We already know that the secret for organizations to increase customer loyalty is by improving the customer experience by focusing on the way customers feel. A key factor in doing so is reducing the amount of effort required by customers to receive the service they expect. Reduced customer effort will lead to improved customer experience and increased customer loyalty, and, as a result, to a higher ROI.
How can this be achieved? Take a look at our five strategies.
1. Lead customers to low-effort resolution paths by promoting self-service “stickiness”
Building on customers’ “stickiness” to self-service channels is a very effective way to reduce customer effort, providing the channel’s ability to fully resolve customer issues. This is especially true when customers prefer self-service, but switch to the phone channel after finding unclear information, not finding the answer or feeling unsure of the answer, or experiencing technical failures.
2. Be proactive and work on preventing the next issue
Metrics such as First Call Resolution (FCR) can be insufficient when trying to resolving the customer’s stated issues. Full resolution only happens when the implicit issues that go beyond the stated needs of the customer are also resolved to reduce both effort and cost. Implicit issues, which might be overlooked during an initial first phone interaction, most often are logically related to the customer’s explicitly stated problem and frequently lead to repeat customer contact when not proactively taken care of, resulting in higher costs for the enterprise and higher customer effort. For example, when a customer purchases a new phone, his stated need is to buy the phone and set it up. Yet, if the provider foresees the implicit need to transfer contacts to the new phone and proactively offers a solution, then a future customer contact is prevented and the customer effort for this phone activation is reduced.
3. Enable agents with “experience engineering” to guide customer interactions
Customer effort is more about how customers feel during service interactions than what they do in them. To be precise, it is the customer’s interpretation of the interaction, also called the “feel factor,” that contributes most to customer loyalty. The strategy, therefore, should be to actively guide customer interactions by anticipating emotional responses and offering solutions proactively to create a mutually beneficial outcome through the resolution. According to the Customer Contact Council, focusing on outcomes has proven to reduce customer effort by 67 to 82 percent.
4. Enable frontline staff to deliver low-effort experiences
Organizations must create an environment that encourages frontline staff to take control of customer interactions in order to deliver a low-effort customer experience. Beyond agents’ IQ, and supporting their EQ, it is the Control Quotient (CQ) that provides the largest boost to performance and is a vital attribute for assuring low-effort interactions.

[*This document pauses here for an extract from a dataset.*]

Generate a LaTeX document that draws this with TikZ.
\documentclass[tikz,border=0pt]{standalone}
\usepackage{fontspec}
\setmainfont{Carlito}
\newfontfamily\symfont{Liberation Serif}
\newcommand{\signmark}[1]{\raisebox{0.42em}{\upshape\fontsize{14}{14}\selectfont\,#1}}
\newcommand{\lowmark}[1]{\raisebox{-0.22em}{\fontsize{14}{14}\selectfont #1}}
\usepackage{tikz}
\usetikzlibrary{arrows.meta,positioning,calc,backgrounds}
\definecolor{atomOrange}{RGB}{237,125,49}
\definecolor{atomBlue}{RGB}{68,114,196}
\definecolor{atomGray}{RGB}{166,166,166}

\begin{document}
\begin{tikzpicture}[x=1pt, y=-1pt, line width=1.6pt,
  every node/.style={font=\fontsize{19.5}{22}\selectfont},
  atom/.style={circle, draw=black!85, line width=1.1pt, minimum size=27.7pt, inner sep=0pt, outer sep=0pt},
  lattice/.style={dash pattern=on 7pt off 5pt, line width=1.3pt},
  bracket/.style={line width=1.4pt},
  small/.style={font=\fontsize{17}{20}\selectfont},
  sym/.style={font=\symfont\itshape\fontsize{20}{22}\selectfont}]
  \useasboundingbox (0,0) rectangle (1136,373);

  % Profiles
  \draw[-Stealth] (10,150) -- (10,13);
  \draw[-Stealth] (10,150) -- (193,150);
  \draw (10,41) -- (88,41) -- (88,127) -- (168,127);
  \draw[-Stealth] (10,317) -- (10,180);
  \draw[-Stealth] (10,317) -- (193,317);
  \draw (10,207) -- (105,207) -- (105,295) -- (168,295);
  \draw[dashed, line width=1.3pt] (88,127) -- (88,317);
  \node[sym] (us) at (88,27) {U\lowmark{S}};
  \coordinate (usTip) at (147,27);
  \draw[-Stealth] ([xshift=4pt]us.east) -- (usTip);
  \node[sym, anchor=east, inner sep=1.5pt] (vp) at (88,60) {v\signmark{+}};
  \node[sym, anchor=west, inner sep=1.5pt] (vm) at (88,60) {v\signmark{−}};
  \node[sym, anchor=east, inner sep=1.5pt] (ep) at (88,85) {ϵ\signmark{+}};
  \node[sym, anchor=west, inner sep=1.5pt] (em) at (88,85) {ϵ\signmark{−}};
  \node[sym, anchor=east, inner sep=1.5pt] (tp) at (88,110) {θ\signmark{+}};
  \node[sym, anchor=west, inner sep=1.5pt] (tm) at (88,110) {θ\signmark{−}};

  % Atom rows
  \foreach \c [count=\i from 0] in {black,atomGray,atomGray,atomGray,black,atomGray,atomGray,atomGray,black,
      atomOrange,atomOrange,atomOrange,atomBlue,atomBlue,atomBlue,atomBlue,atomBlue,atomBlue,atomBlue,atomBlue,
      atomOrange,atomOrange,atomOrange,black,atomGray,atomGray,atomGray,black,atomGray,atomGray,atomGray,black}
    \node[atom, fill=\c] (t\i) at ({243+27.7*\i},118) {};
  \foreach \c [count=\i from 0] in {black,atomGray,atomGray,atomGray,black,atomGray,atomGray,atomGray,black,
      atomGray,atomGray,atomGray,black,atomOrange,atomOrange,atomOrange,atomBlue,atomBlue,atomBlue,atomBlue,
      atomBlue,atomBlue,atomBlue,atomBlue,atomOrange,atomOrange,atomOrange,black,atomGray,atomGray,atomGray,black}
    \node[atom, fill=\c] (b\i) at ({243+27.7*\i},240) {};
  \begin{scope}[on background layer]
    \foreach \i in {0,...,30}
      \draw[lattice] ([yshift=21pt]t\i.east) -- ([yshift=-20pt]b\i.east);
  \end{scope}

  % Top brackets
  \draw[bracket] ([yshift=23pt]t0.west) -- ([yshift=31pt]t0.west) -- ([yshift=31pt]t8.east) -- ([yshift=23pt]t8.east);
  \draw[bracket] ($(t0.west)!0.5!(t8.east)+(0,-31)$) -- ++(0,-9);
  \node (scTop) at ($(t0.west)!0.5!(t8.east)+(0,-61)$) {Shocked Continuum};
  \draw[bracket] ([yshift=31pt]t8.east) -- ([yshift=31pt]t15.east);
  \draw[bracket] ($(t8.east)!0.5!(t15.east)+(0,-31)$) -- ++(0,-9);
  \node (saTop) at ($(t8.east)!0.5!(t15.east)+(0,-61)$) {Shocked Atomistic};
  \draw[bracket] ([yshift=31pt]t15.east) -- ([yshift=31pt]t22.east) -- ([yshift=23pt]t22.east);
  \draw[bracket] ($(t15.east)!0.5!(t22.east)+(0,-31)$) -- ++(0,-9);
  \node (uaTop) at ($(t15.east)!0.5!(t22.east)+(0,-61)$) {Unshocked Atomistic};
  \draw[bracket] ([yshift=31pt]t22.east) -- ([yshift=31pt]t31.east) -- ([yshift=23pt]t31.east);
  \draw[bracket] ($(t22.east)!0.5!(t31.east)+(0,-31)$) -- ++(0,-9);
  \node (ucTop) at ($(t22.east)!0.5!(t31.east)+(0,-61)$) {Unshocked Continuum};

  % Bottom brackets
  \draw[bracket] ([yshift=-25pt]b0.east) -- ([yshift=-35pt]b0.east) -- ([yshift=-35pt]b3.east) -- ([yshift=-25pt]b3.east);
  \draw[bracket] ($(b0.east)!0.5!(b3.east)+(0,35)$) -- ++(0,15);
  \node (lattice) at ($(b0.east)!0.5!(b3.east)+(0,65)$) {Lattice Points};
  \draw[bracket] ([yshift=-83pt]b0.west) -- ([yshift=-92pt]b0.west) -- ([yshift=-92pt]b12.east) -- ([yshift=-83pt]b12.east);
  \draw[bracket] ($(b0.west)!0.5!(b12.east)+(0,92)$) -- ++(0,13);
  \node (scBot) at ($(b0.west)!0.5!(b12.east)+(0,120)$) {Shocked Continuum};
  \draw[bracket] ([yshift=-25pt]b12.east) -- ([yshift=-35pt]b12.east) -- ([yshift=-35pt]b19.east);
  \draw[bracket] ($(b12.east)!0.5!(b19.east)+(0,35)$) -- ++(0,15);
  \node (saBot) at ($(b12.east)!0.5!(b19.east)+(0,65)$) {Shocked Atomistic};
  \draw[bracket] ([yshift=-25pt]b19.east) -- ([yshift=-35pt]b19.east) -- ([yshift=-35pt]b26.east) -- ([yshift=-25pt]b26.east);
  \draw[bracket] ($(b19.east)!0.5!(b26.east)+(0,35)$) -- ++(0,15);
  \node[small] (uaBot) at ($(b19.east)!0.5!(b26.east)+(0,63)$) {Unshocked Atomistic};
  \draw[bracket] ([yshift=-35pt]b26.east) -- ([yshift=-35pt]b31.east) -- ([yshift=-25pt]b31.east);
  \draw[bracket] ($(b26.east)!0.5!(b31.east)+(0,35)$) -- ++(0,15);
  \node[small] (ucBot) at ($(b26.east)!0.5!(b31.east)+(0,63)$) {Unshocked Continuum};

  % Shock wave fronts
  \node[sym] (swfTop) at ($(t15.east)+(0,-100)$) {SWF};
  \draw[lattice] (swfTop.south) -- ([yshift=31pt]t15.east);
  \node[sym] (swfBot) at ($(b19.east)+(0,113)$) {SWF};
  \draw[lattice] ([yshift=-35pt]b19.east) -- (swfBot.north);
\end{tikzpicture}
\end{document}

Agents with high CQ are found to be resilient and have an innate ability to perform under high pressure situations. They are proven to apply constructive criticism and take responsibility for their actions.

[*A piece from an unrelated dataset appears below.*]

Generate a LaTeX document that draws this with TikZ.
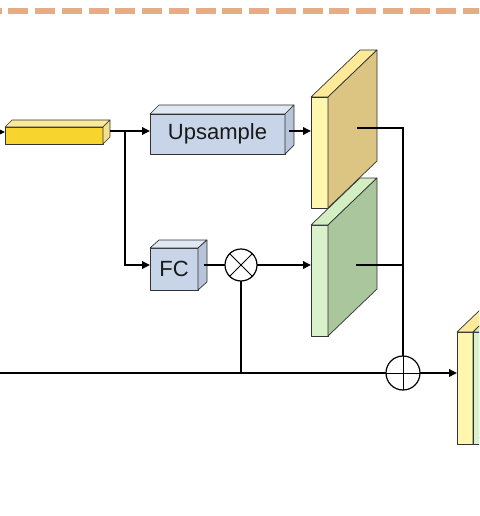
\documentclass[tikz,border=0pt]{standalone}
\usepackage{fontspec}
\setmainfont{Liberation Sans}
\usetikzlibrary{arrows.meta}

\definecolor{dashcol}{RGB}{228,172,135}
\definecolor{edgecol}{RGB}{50,50,50}
\definecolor{barfront}{RGB}{247,212,46}
\definecolor{bartop}{RGB}{252,234,155}
\definecolor{barside}{RGB}{245,224,145}
\definecolor{boxfront}{RGB}{200,212,232}
\definecolor{boxtop}{RGB}{224,232,244}
\definecolor{boxside}{RGB}{184,196,218}
\definecolor{yfront}{RGB}{255,247,174}
\definecolor{ytop}{RGB}{252,234,152}
\definecolor{yside}{RGB}{220,196,131}
\definecolor{gfront}{RGB}{218,242,204}
\definecolor{gtop}{RGB}{210,238,194}
\definecolor{gside}{RGB}{169,198,156}

% front face plus top and side faces of a box, shifted by (#2,#3)
\newcommand\cuboidfaces[5]{%
  \filldraw[fill=#4, face] (#1.north west) -- ([shift={(#2,#3)}]#1.north west)
    -- ([shift={(#2,#3)}]#1.north east) -- (#1.north east) -- cycle;
  \filldraw[fill=#5, face] (#1.north east) -- ([shift={(#2,#3)}]#1.north east)
    -- ([shift={(#2,#3)}]#1.south east) -- (#1.south east) -- cycle;
}

\tikzset{
  face/.style={draw=edgecol, line width=0.7pt, line join=round},
  front/.style={face, rectangle, inner sep=0pt, outer sep=0pt, text=black!90,
    font=\fontsize{22}{24}\selectfont},
  conn/.style={line width=1.8pt, black},
  arr/.style={conn, -{Triangle[length=8pt,width=7.5pt]}},
  opcirc/.style={circle, draw=black, line width=1.2pt, minimum size=#1, inner sep=0pt, outer sep=0pt, fill=white},
  dashline/.style={draw=dashcol, line width=6pt, dash pattern=on 20pt off 6.75pt}
}

\begin{document}
\begin{tikzpicture}[x=1pt,y=-1pt]
  \useasboundingbox (0,0) rectangle (479,516);
  \clip (0,0) rectangle (479,516);

  % separator
  \draw[dashline] (-18.45,11.5) -- (495,11.5);

  % input feature bar
  \node[front, fill=barfront, minimum width=98pt, minimum height=17pt] (bar) at (54,135.5) {};
  \cuboidfaces{bar}{7}{-7}{bartop}{barside}

  % upsample block
  \node[front, fill=boxfront, minimum width=135pt, minimum height=40pt] (up) at (217.5,134) {Upsample};
  \cuboidfaces{up}{9}{-9}{boxtop}{boxside}

  % fully connected block
  \node[front, fill=boxfront, minimum width=48pt, minimum height=42pt] (fc) at (174,269) {FC};
  \cuboidfaces{fc}{9}{-8}{boxtop}{boxside}

  % feature maps
  \node[front, fill=yfront, minimum width=17pt, minimum height=111pt] (s1) at (319.5,152.5) {};
  \cuboidfaces{s1}{49}{-47}{ytop}{yside}
  \node[front, fill=gfront, minimum width=17pt, minimum height=111pt] (s2) at (319.5,280.5) {};
  \cuboidfaces{s2}{49}{-47}{gtop}{gside}

  % output (concatenated) feature map
  \node[front, fill=yfront, minimum width=16pt, minimum height=112pt] (o1) at (465,388) {};
  \cuboidfaces{o1}{49}{-47}{ytop}{yside}
  \node[front, fill=gfront, minimum width=16pt, minimum height=112pt] (o2) at (481,388) {};
  \cuboidfaces{o2}{49}{-47}{gtop}{gside}

  % operators
  \node[opcirc=32pt, path picture={
      \draw[line width=0.9pt] (path picture bounding box.north west) -- (path picture bounding box.south east)
        (path picture bounding box.north east) -- (path picture bounding box.south west);}] (mul) at (241,265) {};
  \node[opcirc=34pt, path picture={
      \draw[line width=0.9pt] (path picture bounding box.north) -- (path picture bounding box.south)
        (path picture bounding box.west) -- (path picture bounding box.east);}] (add) at (403,373) {};

  % connection points
  \coordinate (inL) at (0,132);
  \coordinate (barR) at (110,131);
  \coordinate (split) at (125,131);
  \coordinate (upR) at (289,131);
  \coordinate (fcR) at (204,265);
  \coordinate (s1R) at (357,128);
  \coordinate (s2R) at (356,265);
  \coordinate (mainL) at (0,373);

  % connectors
  \draw[arr] (inL) -- (inL -| bar.west);
  \draw[arr] (barR) -- (barR -| up.west);
  \draw[arr] (split) |- (fc.west |- mul);
  \draw[arr] (upR) -- (upR -| s1.west);
  \draw[conn] (fcR) -- (mul);
  \draw[arr] (mul) -- (mul -| s2.west);
  \draw[conn] (mul) -- (mul |- mainL);
  \draw[conn] (mainL) -- (add);
  \draw[arr] (add) -- (add -| o1.west);
  \draw[conn] (s1R) -| (add);
  \draw[conn] (s2R) -- (s2R -| add);
\end{tikzpicture}
\end{document}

5. Proactively solicit and listen to customer feedback on high-effort experiences
The real transition to a customer-oriented service organization happens only when enterprises implement corrective actions and improvements based on feedback they receive from customers following high-effort interactions. Companies can get to the root cause by proactively seeking feedback from frustrated customers who have had a high-effort experience. Speech and text mining technology available today enables quick root cause analysis (RCA) to drive meaningful improvements in customer experience.
By implementing these five strategies, organizations will be able to reduce customer effort during service interactions, improving the way customers feel and thereby increasing customer loyalty and ROI for the enterprise. Which of these strategies do you find most useful to incorporate into your customer effort reduction plan?